I confess I think about this stuff a lot, especially while watching TV. Nothing annoys me more than characters in TV shows who have no depth, who are just walking through the story like a cardboard cut-out. (OK, one thing annoys me more - my husband walking in halfway through a show and saying a character is stupid because he hasn't seen the set-up!!) British shows seem to do a great job of complex characters, ones with flaws and inner conflict. That's how we get more than just the plot - we get character arcs, and characters we empathise with.

At the moment, there is a new show on the ABC called Luther. He's been in trouble before the show starts, and things don't improve for him at all, but he is good at his job - police detective. He's the kind of guy who observes others very closely and can work them out, but can't work himself out. He's an uncomfortable character to watch, but you persevere in the hope he'll change and grow, just like you do with characters in a novel.

I also watched the last episode of The Bill (I haven't been a regular watcher, but it was the last). And marvelled at the way each character, in quite a large cast, was an individual.

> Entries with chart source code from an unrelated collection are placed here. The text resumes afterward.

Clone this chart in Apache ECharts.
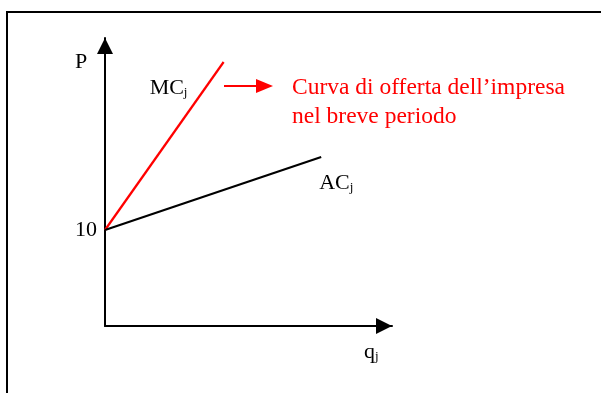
<!DOCTYPE html>
<html>
<head>
<meta charset="utf-8">
<script src="https://cdn.jsdelivr.net/npm/echarts@6/dist/echarts.min.js"></script>
<style>
  html, body { margin: 0; padding: 0; background: #fff; }
  #chart { width: 601px; height: 393px; }
</style>
</head>
<body>
<div id="chart"></div>
<script>
// Short-run supply curve of firm j: marginal and average cost both start at P = 10
const priceIntercept = 10;
const mcLine = [[0, priceIntercept], [12.4, 27.5]];   // MCj
const acLine = [[0, priceIntercept], [22.6, 17.6]];   // ACj
const yTickLabels = [10];
const supplyNote = ['Curva di offerta dell\u2019impresa', 'nel breve periodo'];

const serif = '"Liberation Serif", "DejaVu Serif", serif';
const FS = 22;

const subRich = {
  n: { fontFamily: serif, fontSize: FS, color: '#000' },
  s: { fontFamily: serif, fontSize: 13, color: '#000', padding: [9, 0, 0, 0] }
};

const chart = echarts.init(document.getElementById('chart'));

chart.setOption({
  animation: false,
  backgroundColor: '#fff',
  grid: { left: 105, top: 38, width: 287, height: 288 },
  xAxis: {
    type: 'value', min: 0, max: 30,
    splitLine: { show: false },
    axisTick: { show: false },
    axisLabel: { show: false },
    axisLine: {
      lineStyle: { color: '#000', width: 2 },
      symbol: ['none', 'triangle'], symbolSize: [16, 16], symbolOffset: [0, -8]
    }
  },
  yAxis: {
    type: 'value', min: 0, max: 30,
    splitLine: { show: false },
    axisTick: { show: false },
    axisLine: {
      lineStyle: { color: '#000', width: 2 },
      symbol: ['none', 'triangle'], symbolSize: [16, 16], symbolOffset: [0, -8]
    },
    axisLabel: {
      customValues: yTickLabels,
      fontFamily: serif, fontSize: FS, color: '#000', margin: 8
    }
  },
  series: [
    {
      type: 'line', data: mcLine, symbol: 'none',
      lineStyle: { color: '#ff0000', width: 2.2 },
      endLabel: {
        show: true, formatter: '{n|MC}{s|j}',
        offset: [-82, 26],
        rich: subRich
      }
    },
    {
      type: 'line', data: acLine, symbol: 'none',
      lineStyle: { color: '#000', width: 2.2 },
      endLabel: {
        show: true, formatter: '{n|AC}{s|j}',
        offset: [-10, 26],
        rich: subRich
      }
    }
  ],
  graphic: [
    // outer frame
    { type: 'rect', shape: { x: 7, y: 12, width: 620, height: 420 },
      style: { fill: 'none', stroke: '#000', lineWidth: 2 }, silent: true },
    // axis titles
    { type: 'text', left: 75, top: 51,
      style: { text: 'P', font: FS + 'px ' + serif, fill: '#000' } },
    { type: 'text', left: 364, top: 341,
      style: { text: '{n|q}{s|j}', rich: subRich } },
    // pointer from MC to the note
    { type: 'line', shape: { x1: 224, y1: 86, x2: 258, y2: 86 },
      style: { stroke: '#ff0000', lineWidth: 2 } },
    { type: 'polygon', shape: { points: [[256, 79], [273, 86], [256, 93]] },
      style: { fill: '#ff0000' } },
    { type: 'text', left: 292, top: 73,
      style: { text: supplyNote.join('\n'), font: '23.5px ' + serif, fill: '#ff0000', lineHeight: 29 } }
  ]
});
</script>
</body>
</html>
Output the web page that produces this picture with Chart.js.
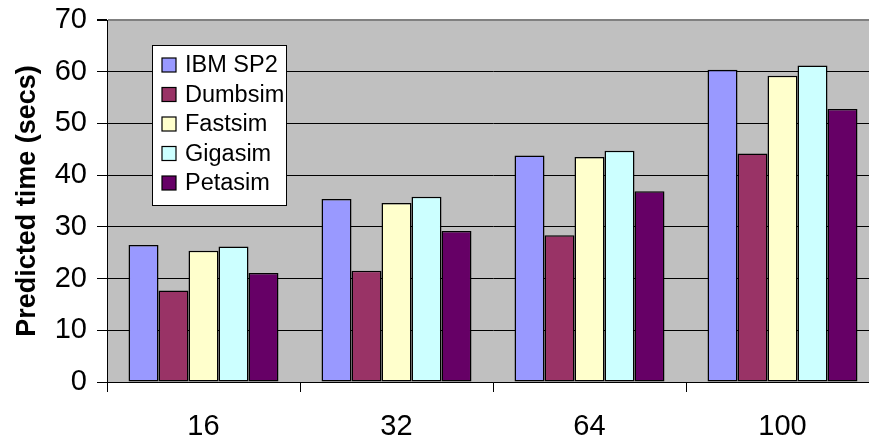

I had no idea of their names - it wasn't that important, really. It was more about how each one reacted to a horrific crime, and what they did next. It reminded me of another key element about characters - their need or lack. I often talk to students about "what your character really needs or wants" and forget about the other half of the equation - what is the lack inside your character? I'll return to my current work-in-progress with that question to answer.

Monday, September 17, 2007

Aha, But Do You Love Your Villains Too?

Good question. If we don't "love" our villains, how can we make them into real people? Fantasy writers are prone to working the good vs evil idea, with the evil being incarnated as evil wizard, evil overlord, evil dwarf, evil something-that-is-only-represented-by-a-picture-like-an-eye, etc. (There's a whole web page devoted to Fantasy/SF Turkeys to avoid.) But character motivation is as important for the villains as it is for your hero. Perhaps even more so, because the whole story arc of a hero/villain scenario is surely that until the last moment, the villain is winning. If not, the story is over. Hero 1, Villain 0. Done and dusted.

Why would someone want to rule the world? Why would someone want all the money, or all the magic, or all the girls, or all the ... whatever? If that desire is not concrete, if it's not understandable, if it's not believable - then you end up with a cardboard villain, and no real conflict in the story.

OK, so I'll use the Deaver example again. Villain is a people smuggler from China, ruthless, with a lot of contacts that he's paid for, either with money or threats. He's also very intelligent, and street-smart. He has that sixth sense about danger. He can think on his feet. He is a strong foe, almost unbeatable. He also has a history - a family of parents and brother who were killed during the Mao revolution - and a driving thirst for revenge. No one gets away with anything with this guy, no matter who they are. He will pursue those he wants to kill with everything he's got. So we have desire, motivation and intelligence. Hard to beat in a villain, really!

This is the other side of putting your most-loved characters in danger - having a villain who is not only ruthless enough to fight to the end (and hey - this is true even when you're writing a YA novel about girls competing for the same guy), but with enough layers and complexity so that the reader understands where that villain is coming from and feels, despite themselves, a little bit of pity or empathy. Now you've got a conflict that's cooking, not just for you, but also for your reader.

When is real life ever one-dimensional? When is it simple? You lie about who took the last piece of chocolate layer cake - it was you. Why do you lie? Not because you're evil (well, your kids might think so!) but because you are on a diet and feeling deprived, because you couldn't stop yourself (even though you've been preaching self-control and sharing), because you were pissed off with them not tidying their rooms like you asked, because you cooked it, and darn it, why shouldn't the last piece be yours? Lots of reasons. That's what everyone in this world is like. Mixed feelings. Mixed motivations, all at once. That's how you start to create believable characters and villains, and then you zero in on that one driving force that overrides everything else. And your story is born.